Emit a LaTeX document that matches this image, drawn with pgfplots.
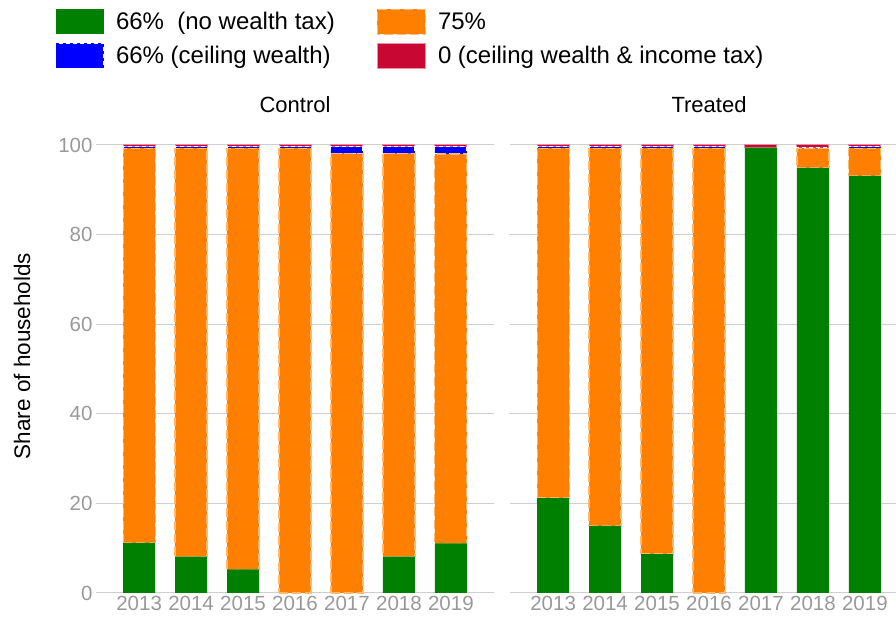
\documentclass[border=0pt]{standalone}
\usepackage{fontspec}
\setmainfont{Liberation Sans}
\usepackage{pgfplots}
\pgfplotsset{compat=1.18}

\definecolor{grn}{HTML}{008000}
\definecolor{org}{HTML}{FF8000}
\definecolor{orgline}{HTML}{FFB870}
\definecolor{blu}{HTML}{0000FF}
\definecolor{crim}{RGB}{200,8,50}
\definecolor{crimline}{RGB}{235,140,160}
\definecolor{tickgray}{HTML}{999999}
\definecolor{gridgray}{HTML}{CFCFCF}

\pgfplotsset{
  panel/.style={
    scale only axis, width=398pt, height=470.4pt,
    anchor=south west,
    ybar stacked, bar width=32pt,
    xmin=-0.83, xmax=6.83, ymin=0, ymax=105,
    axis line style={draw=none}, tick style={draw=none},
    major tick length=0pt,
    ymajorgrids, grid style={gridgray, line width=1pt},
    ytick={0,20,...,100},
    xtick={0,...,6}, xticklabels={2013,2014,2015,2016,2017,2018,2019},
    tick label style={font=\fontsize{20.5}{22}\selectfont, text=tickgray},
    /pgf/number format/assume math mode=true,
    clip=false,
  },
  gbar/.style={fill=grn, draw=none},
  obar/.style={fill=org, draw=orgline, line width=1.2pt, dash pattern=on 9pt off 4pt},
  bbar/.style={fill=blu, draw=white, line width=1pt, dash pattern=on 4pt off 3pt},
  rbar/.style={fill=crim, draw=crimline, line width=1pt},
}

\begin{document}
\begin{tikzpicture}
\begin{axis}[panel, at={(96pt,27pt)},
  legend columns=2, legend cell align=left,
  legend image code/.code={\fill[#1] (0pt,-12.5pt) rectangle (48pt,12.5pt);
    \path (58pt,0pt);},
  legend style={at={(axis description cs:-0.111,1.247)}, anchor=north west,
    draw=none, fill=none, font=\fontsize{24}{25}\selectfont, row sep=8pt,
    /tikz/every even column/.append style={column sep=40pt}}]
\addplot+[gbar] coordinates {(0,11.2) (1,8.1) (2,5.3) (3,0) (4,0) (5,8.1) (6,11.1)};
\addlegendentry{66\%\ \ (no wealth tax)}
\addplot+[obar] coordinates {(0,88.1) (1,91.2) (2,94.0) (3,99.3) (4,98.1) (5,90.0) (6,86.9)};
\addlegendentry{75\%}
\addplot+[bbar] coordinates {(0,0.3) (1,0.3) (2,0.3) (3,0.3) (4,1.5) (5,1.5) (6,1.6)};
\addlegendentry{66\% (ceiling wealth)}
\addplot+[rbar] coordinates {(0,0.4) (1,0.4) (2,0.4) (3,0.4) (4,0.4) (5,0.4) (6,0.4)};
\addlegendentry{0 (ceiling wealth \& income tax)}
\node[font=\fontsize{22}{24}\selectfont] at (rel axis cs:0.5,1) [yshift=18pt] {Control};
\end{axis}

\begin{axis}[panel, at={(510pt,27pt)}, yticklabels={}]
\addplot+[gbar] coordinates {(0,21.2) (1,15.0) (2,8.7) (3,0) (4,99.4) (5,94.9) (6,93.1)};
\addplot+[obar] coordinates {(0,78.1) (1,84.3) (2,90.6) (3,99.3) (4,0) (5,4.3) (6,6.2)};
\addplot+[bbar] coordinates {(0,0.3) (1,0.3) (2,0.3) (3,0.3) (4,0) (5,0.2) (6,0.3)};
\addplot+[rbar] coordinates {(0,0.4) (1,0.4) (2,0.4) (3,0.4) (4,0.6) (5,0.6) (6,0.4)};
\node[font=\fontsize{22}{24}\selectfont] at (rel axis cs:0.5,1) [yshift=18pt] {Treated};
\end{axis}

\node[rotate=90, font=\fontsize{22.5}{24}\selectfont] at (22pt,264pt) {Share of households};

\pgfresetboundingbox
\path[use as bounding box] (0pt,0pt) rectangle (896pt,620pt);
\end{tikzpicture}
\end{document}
........
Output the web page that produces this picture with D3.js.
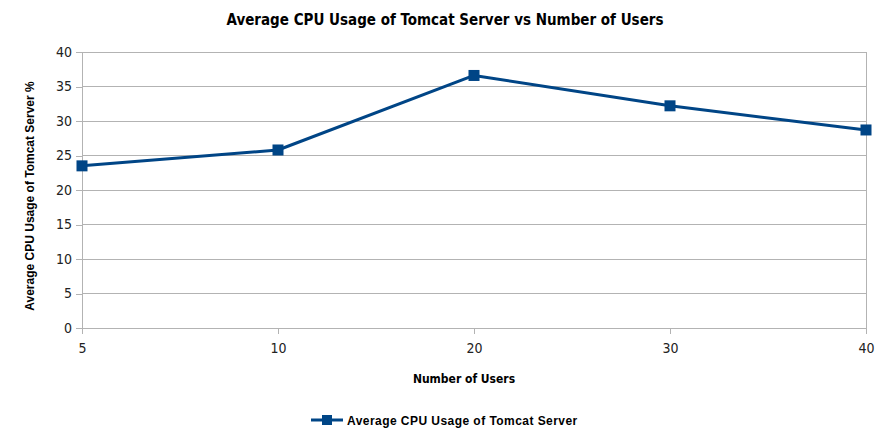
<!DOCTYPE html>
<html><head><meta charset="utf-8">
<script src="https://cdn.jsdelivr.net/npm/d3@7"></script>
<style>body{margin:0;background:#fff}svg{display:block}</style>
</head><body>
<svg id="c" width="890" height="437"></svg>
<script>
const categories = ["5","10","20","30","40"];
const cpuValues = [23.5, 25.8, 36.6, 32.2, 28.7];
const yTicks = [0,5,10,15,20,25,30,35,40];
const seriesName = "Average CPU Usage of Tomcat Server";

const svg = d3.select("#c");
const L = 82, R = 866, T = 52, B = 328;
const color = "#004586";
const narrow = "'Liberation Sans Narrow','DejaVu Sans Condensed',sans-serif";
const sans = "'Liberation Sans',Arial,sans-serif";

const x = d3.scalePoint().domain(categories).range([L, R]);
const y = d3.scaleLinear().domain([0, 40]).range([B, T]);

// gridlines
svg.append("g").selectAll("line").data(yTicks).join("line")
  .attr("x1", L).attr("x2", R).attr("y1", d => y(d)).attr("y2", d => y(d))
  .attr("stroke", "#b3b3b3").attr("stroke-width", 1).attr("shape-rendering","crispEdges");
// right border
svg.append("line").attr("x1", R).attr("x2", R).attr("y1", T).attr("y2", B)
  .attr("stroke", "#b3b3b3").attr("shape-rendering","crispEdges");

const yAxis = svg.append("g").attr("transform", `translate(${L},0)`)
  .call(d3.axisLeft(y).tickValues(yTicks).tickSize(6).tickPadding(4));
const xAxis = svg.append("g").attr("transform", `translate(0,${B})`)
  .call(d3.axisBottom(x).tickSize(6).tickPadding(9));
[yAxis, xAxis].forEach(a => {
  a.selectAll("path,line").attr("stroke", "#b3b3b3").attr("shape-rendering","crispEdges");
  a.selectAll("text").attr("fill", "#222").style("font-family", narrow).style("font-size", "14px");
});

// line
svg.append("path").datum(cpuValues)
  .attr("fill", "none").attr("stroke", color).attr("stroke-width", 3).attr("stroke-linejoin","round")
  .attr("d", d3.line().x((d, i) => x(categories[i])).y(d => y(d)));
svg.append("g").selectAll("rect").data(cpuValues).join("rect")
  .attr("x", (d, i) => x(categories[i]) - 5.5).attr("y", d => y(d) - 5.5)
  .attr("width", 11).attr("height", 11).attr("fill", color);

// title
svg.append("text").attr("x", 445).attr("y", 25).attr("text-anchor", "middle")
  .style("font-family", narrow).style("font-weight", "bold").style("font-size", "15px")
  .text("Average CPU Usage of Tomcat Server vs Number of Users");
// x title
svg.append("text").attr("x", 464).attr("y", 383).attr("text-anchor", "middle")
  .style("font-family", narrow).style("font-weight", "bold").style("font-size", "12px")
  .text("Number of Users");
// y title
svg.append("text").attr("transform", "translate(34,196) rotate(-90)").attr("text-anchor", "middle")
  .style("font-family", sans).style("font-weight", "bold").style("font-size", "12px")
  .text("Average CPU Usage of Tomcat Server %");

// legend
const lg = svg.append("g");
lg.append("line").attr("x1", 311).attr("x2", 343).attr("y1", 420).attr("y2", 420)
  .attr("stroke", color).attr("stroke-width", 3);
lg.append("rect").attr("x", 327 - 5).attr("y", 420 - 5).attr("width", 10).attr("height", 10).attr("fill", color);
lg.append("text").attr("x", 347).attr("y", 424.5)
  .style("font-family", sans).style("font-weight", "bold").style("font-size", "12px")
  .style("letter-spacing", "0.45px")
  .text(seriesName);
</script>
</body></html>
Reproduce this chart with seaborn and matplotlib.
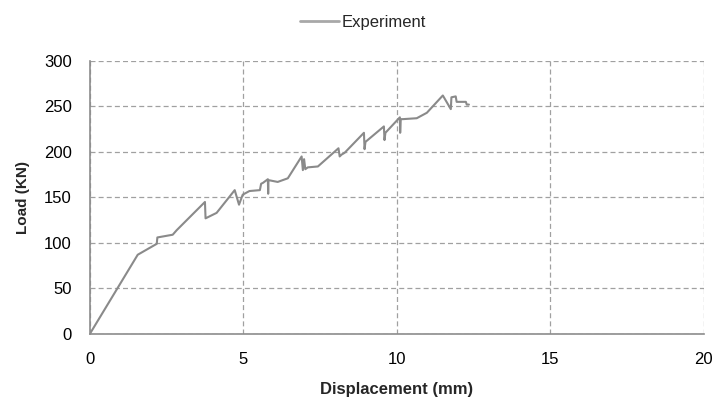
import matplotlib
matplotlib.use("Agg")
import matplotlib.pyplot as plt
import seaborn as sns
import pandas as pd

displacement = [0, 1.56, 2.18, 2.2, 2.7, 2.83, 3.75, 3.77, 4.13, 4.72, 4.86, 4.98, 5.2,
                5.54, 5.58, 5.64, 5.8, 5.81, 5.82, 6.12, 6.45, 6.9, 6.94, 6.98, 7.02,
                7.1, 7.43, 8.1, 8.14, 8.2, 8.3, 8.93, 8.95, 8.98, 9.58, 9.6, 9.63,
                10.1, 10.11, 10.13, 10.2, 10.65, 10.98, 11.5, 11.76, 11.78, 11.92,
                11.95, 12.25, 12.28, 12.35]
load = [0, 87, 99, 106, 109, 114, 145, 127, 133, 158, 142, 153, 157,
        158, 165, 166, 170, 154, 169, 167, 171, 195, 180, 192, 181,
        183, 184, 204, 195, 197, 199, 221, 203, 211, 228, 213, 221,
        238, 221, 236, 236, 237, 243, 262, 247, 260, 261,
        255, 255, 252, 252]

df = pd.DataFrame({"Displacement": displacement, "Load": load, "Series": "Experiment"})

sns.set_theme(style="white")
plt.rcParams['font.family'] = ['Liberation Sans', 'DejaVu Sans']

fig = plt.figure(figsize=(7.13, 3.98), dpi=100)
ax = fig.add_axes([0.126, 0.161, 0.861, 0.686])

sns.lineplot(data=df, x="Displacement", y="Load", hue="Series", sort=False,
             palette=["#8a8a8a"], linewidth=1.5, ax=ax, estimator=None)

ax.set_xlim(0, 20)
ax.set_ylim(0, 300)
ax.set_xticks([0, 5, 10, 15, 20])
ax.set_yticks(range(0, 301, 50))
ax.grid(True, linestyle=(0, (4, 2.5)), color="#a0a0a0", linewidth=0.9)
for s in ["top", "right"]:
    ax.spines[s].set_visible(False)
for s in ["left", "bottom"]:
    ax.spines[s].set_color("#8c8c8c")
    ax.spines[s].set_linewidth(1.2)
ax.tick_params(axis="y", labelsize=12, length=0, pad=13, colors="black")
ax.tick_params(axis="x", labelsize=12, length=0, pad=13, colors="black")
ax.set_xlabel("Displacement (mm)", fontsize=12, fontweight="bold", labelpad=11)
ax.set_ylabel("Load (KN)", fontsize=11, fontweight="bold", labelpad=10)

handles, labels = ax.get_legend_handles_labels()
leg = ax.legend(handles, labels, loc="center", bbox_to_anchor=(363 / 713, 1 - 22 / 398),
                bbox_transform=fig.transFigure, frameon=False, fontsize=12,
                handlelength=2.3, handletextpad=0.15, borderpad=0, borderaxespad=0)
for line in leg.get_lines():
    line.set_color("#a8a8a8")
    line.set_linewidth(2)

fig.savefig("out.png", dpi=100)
........
| WHAT TO WORK ON |
Among the entries above, locate the line with "Reproduce this chart" and the line with "linewidth=1.5, ax=ax, estimator=None)". Give those two lines and all lines between them again, exactly, leaving out the pictures.

| ANSWER TO THIS TASK |
Reproduce this chart with seaborn and matplotlib.
import matplotlib
matplotlib.use("Agg")
import matplotlib.pyplot as plt
import seaborn as sns
import pandas as pd

displacement = [0, 1.56, 2.18, 2.2, 2.7, 2.83, 3.75, 3.77, 4.13, 4.72, 4.86, 4.98, 5.2,
                5.54, 5.58, 5.64, 5.8, 5.81, 5.82, 6.12, 6.45, 6.9, 6.94, 6.98, 7.02,
                7.1, 7.43, 8.1, 8.14, 8.2, 8.3, 8.93, 8.95, 8.98, 9.58, 9.6, 9.63,
                10.1, 10.11, 10.13, 10.2, 10.65, 10.98, 11.5, 11.76, 11.78, 11.92,
                11.95, 12.25, 12.28, 12.35]
load = [0, 87, 99, 106, 109, 114, 145, 127, 133, 158, 142, 153, 157,
        158, 165, 166, 170, 154, 169, 167, 171, 195, 180, 192, 181,
        183, 184, 204, 195, 197, 199, 221, 203, 211, 228, 213, 221,
        238, 221, 236, 236, 237, 243, 262, 247, 260, 261,
        255, 255, 252, 252]

df = pd.DataFrame({"Displacement": displacement, "Load": load, "Series": "Experiment"})

sns.set_theme(style="white")
plt.rcParams['font.family'] = ['Liberation Sans', 'DejaVu Sans']

fig = plt.figure(figsize=(7.13, 3.98), dpi=100)
ax = fig.add_axes([0.126, 0.161, 0.861, 0.686])

sns.lineplot(data=df, x="Displacement", y="Load", hue="Series", sort=False,
             palette=["#8a8a8a"], linewidth=1.5, ax=ax, estimator=None)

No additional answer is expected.